Ghosh's sprawling historical novel achieves grandeur through linguistic invention and moral clarity, though its ambitions occasionally outpace its execution.

Sea of Poppies is a major work of historical fiction that deserves its place in the contemporary canon—a novel that refuses the comfort of a single perspective and instead builds a polyphonic chorus of the dispossessed. Yet it is not without strain; Ghosh's reach sometimes exceeds his grasp, and readers should enter this book prepared for both its brilliance and its occasional excess.

The Ibis, a former slave ship repurposed as a transport vessel, becomes in Ghosh's hands a floating metaphor for the collision of empires, languages, and fates that defines the nineteenth century. Set in 1838, at the threshold of the First Opium War, the novel gathers an improbable crew—convicts and coolies, sailors and stowaways, each carrying their own catastrophe—and sends them across the Indian Ocean toward Mauritius. What emerges is less a conventional adventure narrative than a meditation on how history conscripts the powerless into its service, how language itself becomes a site of resistance and survival.
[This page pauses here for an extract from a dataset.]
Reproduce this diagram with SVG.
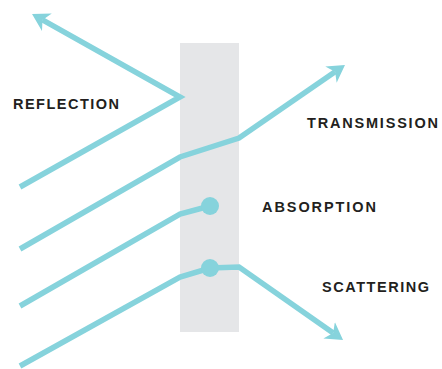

Ghosh's greatest achievement here is formal and linguistic. He does not write the past in the English of the present; instead, he reconstructs a historical idiom—mixing Hindi, Bengali, Urdu, and the maritime argot of the era—to create a prose that feels authentically estranged from contemporary speech. This is not mere stylistic flourish; it is an act of intellectual honesty, a refusal to domesticate the foreign. The novel's dialogue crackles with this linguistic particularity, and one feels the weight of translation, the labor of cross-cultural understanding, in nearly every exchange.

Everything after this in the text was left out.